→ **Directive**:
Copy the data that follows exactly. Include no pictures.

→ **Data**:
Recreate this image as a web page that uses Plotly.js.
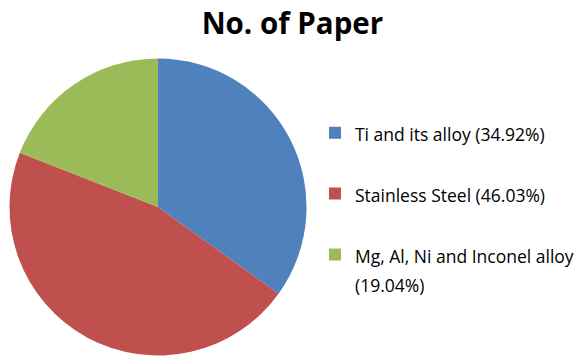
<!DOCTYPE html>
<html>
<head>
<meta charset="utf-8">
<script src="https://cdn.plot.ly/plotly-3.0.1.min.js"></script>
<style>html,body{margin:0;padding:0;background:#fff}#chart{width:579px;height:359px}</style>
</head>
<body>
<div id="chart"></div>
<script>
const categories = ["Ti and its alloy (34.92%)", "Stainless Steel (46.03%)", "Mg, Al, Ni and Inconel alloy<br>(19.04%)"];
const values = [34.92, 46.03, 19.04];
const colors = ["#4F81BD", "#C0504D", "#9BBB59"];
const chartTitle = "No. of Paper";

// legend labels: visible text at 17.5px, padded so entries are spaced like the reference
const legendLabels = categories.map((c, i) => {
  const parts = c.split("<br>").map(p => '<span style="font-size:17.5px">' + p + '</span>');
  let s = parts.join("<br>");
  if (parts.length < 2) s += "<br> ";
  return s;
});

const data = [{
  type: "pie",
  labels: legendLabels,
  values: values,
  sort: false,
  direction: "clockwise",
  rotation: 0,
  textinfo: "none",
  hoverinfo: "none",
  marker: {colors: colors, line: {width: 0}},
  domain: {x: [0.0164, 0.5294], y: [0.0097, 0.837]}
}];

const layout = {
  width: 579, height: 359,
  margin: {l: 0, r: 0, t: 0, b: 0, autoexpand: false},
  paper_bgcolor: "#fff",
  title: {text: "<b>" + chartTitle + "</b>", font: {family: "Open Sans", size: 29.5, color: "#000"}, x: 0.505, xanchor: "center", y: 0.935, yanchor: "middle"},
  showlegend: true,
  legend: {x: 0.544, xanchor: "left", y: 0.689, yanchor: "top", valign: "top",
    font: {family: "Open Sans", size: 22.3, color: "#000"}, bgcolor: "rgba(0,0,0,0)", tracegroupgap: 0}
};

Plotly.newPlot("chart", data, layout, {displayModeBar: false, staticPlot: true});
</script>
</body>
</html>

→ **Answer for the task**:
Recreate this image as a web page that uses Plotly.js.
<!DOCTYPE html>
<html>
<head>
<meta charset="utf-8">
<script src="https://cdn.plot.ly/plotly-3.0.1.min.js"></script>
<style>html,body{margin:0;padding:0;background:#fff}#chart{width:579px;height:359px}</style>
</head>
<body>
<div id="chart"></div>
<script>
const categories = ["Ti and its alloy (34.92%)", "Stainless Steel (46.03%)", "Mg, Al, Ni and Inconel alloy<br>(19.04%)"];
const values = [34.92, 46.03, 19.04];
const colors = ["#4F81BD", "#C0504D", "#9BBB59"];
const chartTitle = "No. of Paper";

// legend labels: visible text at 17.5px, padded so entries are spaced like the reference
const legendLabels = categories.map((c, i) => {
  const parts = c.split("<br>").map(p => '<span style="font-size:17.5px">' + p + '</span>');
  let s = parts.join("<br>");
  if (parts.length < 2) s += "<br> ";
  return s;
});

const data = [{
  type: "pie",
  labels: legendLabels,
  values: values,
  sort: false,
  direction: "clockwise",
  rotation: 0,
  textinfo: "none",
  hoverinfo: "none",
  marker: {colors: colors, line: {width: 0}},
  domain: {x: [0.0164, 0.5294], y: [0.0097, 0.837]}
}];

const layout = {
  width: 579, height: 359,
  margin: {l: 0, r: 0, t: 0, b: 0, autoexpand: false},
  paper_bgcolor: "#fff",
  title: {text: "<b>" + chartTitle + "</b>", font: {family: "Open Sans", size: 29.5, color: "#000"}, x: 0.505, xanchor: "center", y: 0.935, yanchor: "middle"},
  showlegend: true,
  legend: {x: 0.544, xanchor: "left", y: 0.689, yanchor: "top", valign: "top",
    font: {family: "Open Sans", size: 22.3, color: "#000"}, bgcolor: "rgba(0,0,0,0)", tracegroupgap: 0}
};

Plotly.newPlot("chart", data, layout, {displayModeBar: false, staticPlot: true});
</script>
</body>
</html>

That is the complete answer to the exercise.